Via Charles Gaba’s exceptional write-up of the Biden healthcare plan, there is one segment that has me scratching my head:
Governors and state legislatures in 14 states have refused to take up the Affordable Care Act’s expansion of Medicaid eligibility, denying access to Medicaid for an estimated 4.9 million adults. Biden’s plan will ensure these individuals get covered by offering premium-free access to the public option for those 4.9 million individuals who would be eligible for Medicaid but for their state’s inaction, and making sure their public option covers the full scope of Medicaid benefits. States that have already expanded Medicaid will have the choice of moving the expansion population to the premium-free public option as long as the states continue to pay their current share of the cost of covering those individuals. [my emphasis]
Why is there a maintenance of effort (MOE) requirement? It effectively rewards laggard states. It buys a slightly better Congressional Budget Office (CBO) score on federal spending. It is bad macro-economic policy.
And far more importantly, we’re in the second negative interest rate recession in the past thirteen years. States have balanced budget requirements. The federal government does not. State funded programs are fundamentally pro-cyclical. We, as a society, should want to have strong counter-cyclical programs that leverages the single society wide entity with almost unlimited risk eating capacity, cheapest access to almost infinite credit and a multi-generational shadow of the future to spend money in big recessions. From a stabilization point of view with any understanding of the incentive structure of the American political system, we also should want those stabilizers to be automatic with minimal need for Congress to haggle over a deal on an FMAP bump.
In December 2018, I did not get the reasoning for including a maintenance of effort requirement in Medicare Extra put out by the Center for American Progress:
And I mean that from a policy angle and a political angle. Why does CAP want to charge states for a portion of low income health care expenses? From a policy angle, I am scarred by the 2008-2010 Great Recession. I want as many automatic stabilizers that are not tied to balance budget requirements as possible. One of the big chunks of the stimulus bill was an enhanced federal Medicaid payment rate which allowed states to not cut budgets as deeply as they normally would have. We don’t want 50 Mini-Hoovers squeezing out Medicaid.

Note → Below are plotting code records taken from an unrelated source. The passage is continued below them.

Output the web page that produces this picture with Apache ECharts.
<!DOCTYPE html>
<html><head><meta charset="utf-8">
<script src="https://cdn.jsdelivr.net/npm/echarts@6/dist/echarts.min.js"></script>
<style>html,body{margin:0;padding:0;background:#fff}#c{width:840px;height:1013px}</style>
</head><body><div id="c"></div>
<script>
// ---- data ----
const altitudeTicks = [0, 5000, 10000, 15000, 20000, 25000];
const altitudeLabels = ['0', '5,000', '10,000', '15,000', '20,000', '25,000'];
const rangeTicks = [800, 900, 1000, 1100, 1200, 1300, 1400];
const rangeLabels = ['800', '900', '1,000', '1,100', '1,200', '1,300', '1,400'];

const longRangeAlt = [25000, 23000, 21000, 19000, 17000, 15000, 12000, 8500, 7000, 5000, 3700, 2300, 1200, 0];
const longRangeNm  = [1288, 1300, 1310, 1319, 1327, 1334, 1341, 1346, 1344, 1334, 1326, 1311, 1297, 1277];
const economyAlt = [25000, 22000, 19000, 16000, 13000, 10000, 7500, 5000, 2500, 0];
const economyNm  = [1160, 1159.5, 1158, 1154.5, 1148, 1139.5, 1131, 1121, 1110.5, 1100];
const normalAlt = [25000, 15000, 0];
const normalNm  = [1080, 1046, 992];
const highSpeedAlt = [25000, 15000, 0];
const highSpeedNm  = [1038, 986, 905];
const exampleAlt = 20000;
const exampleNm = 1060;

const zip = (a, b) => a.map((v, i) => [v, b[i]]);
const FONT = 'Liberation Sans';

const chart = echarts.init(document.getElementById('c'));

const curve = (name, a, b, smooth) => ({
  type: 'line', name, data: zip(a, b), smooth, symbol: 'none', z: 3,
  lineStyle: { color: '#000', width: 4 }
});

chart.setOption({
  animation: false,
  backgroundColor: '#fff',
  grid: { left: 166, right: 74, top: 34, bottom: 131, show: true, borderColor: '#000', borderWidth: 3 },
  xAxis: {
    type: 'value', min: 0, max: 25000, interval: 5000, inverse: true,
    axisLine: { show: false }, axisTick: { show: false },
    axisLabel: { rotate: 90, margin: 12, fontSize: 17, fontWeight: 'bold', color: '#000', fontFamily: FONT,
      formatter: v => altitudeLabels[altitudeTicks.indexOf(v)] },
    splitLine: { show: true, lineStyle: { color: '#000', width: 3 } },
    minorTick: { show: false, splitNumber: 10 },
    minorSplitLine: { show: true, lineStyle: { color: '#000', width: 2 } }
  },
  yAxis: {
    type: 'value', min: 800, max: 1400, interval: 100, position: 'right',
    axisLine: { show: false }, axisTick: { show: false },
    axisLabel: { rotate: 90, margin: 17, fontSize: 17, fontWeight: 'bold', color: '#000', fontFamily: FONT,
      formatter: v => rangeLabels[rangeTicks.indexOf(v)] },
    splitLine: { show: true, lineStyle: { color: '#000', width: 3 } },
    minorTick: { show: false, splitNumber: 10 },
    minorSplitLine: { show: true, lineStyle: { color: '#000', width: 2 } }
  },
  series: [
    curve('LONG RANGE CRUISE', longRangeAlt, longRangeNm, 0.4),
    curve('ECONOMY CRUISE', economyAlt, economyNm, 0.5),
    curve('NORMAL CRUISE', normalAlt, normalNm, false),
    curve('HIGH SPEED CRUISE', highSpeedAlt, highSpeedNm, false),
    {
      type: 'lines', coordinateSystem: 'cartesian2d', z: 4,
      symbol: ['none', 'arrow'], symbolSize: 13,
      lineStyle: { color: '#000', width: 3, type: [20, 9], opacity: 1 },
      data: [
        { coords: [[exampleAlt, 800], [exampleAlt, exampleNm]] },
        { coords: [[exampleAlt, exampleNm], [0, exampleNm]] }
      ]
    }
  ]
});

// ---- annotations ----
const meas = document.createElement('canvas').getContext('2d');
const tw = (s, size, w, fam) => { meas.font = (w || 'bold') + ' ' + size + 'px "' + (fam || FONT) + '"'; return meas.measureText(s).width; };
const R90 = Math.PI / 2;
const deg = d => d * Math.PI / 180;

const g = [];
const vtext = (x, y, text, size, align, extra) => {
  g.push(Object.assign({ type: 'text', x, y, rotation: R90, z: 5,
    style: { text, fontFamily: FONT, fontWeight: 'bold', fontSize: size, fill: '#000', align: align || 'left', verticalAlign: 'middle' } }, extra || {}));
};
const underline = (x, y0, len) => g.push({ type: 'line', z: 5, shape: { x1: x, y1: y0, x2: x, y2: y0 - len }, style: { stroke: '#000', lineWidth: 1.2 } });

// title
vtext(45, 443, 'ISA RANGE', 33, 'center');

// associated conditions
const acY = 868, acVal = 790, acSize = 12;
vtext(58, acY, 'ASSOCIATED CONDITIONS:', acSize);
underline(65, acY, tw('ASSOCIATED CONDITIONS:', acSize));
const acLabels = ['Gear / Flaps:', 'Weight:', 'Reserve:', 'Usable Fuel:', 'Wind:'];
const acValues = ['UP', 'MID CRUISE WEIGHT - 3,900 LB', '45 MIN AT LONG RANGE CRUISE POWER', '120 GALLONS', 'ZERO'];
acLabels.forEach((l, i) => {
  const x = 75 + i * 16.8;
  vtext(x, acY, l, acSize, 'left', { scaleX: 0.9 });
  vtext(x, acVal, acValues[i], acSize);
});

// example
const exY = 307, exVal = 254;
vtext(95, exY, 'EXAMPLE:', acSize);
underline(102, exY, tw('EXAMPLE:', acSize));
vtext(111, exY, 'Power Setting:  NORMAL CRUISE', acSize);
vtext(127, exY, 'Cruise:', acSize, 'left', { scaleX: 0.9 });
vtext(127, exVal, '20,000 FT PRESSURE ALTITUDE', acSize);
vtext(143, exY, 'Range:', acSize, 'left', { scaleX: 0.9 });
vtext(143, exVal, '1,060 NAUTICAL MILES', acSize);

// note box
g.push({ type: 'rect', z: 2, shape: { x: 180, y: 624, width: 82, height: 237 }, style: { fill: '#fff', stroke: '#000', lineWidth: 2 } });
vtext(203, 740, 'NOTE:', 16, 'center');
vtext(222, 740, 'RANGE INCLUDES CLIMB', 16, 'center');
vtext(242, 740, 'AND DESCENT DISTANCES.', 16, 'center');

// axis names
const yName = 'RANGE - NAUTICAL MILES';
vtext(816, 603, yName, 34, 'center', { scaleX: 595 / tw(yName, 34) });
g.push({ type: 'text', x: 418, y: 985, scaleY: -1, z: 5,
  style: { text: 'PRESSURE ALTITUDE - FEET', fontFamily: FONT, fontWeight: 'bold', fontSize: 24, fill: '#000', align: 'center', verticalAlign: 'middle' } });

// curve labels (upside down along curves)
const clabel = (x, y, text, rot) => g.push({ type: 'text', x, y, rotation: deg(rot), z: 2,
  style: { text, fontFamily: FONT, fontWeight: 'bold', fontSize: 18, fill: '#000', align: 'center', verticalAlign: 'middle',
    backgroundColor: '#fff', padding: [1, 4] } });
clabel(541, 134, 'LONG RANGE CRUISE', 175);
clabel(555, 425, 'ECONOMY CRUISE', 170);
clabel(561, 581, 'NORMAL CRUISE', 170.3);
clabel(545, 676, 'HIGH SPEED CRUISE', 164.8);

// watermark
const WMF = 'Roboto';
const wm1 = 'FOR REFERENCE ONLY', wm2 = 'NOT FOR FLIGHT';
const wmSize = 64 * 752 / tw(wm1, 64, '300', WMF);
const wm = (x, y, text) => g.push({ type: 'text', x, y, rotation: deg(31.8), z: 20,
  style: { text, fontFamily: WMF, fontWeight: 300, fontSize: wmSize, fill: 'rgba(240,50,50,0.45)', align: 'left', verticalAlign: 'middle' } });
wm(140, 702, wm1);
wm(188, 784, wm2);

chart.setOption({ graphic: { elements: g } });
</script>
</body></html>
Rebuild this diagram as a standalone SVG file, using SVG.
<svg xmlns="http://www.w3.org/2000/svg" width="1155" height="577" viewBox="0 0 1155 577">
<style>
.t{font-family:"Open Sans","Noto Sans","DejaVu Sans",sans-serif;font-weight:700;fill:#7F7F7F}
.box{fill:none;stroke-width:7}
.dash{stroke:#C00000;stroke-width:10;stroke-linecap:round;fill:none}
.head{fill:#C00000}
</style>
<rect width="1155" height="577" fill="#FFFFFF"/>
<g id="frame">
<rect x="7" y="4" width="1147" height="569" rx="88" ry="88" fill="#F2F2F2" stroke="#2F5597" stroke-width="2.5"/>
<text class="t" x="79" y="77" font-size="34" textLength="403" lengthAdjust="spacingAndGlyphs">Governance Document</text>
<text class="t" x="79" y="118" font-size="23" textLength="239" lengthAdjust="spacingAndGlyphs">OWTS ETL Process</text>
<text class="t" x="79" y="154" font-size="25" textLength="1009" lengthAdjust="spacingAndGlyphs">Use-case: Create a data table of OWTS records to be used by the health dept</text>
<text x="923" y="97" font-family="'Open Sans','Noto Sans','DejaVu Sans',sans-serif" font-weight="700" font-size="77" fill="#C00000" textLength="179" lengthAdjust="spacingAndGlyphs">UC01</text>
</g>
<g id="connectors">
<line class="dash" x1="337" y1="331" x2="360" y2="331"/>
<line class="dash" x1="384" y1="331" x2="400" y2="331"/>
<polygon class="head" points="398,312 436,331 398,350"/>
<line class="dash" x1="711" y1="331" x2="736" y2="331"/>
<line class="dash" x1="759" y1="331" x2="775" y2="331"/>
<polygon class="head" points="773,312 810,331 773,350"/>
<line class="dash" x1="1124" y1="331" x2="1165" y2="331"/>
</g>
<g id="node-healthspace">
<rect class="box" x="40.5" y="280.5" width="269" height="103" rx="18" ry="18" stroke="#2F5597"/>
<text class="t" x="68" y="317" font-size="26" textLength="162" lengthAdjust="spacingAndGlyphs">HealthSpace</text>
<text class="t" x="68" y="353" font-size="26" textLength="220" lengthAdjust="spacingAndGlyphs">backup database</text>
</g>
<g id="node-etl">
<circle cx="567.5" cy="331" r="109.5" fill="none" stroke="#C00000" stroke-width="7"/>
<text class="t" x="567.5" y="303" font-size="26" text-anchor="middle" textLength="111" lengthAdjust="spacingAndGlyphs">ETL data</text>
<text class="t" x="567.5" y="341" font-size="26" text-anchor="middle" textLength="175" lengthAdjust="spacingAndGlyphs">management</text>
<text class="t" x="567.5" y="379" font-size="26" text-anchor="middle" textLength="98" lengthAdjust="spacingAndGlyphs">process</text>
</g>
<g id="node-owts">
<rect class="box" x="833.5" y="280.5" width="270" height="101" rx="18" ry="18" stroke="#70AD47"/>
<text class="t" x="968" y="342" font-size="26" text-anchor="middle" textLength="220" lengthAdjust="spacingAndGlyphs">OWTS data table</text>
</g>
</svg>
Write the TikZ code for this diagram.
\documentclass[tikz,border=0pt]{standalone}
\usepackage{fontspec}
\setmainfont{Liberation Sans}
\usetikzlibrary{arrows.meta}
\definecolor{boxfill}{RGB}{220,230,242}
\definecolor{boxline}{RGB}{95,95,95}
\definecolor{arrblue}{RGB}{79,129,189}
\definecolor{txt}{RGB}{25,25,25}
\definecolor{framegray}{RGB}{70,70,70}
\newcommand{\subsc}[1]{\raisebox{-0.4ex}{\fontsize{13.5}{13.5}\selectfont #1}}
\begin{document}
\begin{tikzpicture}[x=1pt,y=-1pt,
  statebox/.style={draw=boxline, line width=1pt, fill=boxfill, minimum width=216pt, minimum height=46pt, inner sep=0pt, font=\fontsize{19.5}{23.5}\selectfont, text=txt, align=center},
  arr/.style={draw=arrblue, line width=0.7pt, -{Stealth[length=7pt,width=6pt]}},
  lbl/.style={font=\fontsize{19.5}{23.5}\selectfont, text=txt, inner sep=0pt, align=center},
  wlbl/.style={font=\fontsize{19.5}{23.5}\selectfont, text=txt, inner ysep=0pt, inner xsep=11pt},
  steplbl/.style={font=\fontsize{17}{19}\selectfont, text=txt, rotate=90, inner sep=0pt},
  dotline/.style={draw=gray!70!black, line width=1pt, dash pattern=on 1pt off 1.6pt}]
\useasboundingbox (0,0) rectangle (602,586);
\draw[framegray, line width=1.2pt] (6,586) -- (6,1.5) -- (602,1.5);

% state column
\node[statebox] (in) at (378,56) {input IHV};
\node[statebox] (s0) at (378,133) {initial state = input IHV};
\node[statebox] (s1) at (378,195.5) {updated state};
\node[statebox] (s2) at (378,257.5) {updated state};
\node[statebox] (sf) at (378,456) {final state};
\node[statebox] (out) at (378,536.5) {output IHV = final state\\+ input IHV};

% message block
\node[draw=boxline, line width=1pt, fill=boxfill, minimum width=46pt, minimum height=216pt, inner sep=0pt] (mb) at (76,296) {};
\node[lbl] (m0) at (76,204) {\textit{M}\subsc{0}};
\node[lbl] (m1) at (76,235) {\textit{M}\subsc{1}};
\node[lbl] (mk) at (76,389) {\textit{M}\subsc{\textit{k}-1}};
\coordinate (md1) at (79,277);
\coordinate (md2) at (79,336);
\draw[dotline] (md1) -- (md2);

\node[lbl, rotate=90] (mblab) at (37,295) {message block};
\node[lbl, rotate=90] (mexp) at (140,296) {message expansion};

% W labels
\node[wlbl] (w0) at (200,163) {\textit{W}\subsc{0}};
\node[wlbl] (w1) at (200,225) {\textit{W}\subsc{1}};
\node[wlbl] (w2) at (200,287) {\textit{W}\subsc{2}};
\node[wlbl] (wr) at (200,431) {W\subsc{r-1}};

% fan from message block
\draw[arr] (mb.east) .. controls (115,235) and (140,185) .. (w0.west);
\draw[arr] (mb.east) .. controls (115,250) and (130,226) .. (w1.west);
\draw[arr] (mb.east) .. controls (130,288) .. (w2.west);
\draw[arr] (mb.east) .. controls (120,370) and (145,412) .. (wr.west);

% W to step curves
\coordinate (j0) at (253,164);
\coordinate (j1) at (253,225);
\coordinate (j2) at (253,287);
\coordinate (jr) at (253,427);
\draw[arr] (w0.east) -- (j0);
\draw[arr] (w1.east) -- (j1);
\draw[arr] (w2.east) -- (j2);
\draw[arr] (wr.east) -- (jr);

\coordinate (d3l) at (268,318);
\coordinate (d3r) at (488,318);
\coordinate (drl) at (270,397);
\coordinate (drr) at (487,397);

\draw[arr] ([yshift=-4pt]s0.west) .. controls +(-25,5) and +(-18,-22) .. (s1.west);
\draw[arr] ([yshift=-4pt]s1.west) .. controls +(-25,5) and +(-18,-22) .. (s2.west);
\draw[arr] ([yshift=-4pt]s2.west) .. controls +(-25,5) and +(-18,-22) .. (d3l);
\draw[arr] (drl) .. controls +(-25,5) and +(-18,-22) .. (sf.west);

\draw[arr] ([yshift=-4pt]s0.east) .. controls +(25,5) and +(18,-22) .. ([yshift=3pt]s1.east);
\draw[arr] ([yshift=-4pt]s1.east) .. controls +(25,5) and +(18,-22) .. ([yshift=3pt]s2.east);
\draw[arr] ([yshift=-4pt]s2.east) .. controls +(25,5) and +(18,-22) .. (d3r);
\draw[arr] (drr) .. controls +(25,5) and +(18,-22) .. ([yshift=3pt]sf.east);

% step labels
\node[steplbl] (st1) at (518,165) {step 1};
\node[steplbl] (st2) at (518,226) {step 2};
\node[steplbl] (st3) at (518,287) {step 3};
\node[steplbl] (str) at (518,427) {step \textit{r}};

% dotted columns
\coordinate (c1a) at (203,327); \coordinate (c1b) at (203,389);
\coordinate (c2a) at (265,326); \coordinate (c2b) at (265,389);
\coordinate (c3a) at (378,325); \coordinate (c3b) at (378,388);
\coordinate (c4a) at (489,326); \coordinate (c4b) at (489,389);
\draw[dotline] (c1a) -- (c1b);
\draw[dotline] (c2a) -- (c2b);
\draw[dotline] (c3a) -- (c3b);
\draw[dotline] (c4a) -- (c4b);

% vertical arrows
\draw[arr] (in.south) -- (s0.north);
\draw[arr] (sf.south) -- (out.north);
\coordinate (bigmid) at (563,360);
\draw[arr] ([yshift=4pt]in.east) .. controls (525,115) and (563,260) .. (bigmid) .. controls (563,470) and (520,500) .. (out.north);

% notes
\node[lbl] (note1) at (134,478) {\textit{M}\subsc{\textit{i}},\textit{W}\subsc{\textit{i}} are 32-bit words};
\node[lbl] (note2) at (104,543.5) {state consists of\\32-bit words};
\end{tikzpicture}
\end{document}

Secondly, and this is a political angle, state level buy-in to a proposal like this is probably likely to be a whole lot higher when the Feds could tell a state “You know, don’t worry about low income health care programs, we’ll take care of it and you can use that $3 billion a year on schools, roads, tax cuts or hookers and blow; your choice”
We should leverage the federal government’s ability to absorb massive credit and shock risk by not requiring states to engage in counter-cyclical spending cuts at the time when more people need public services.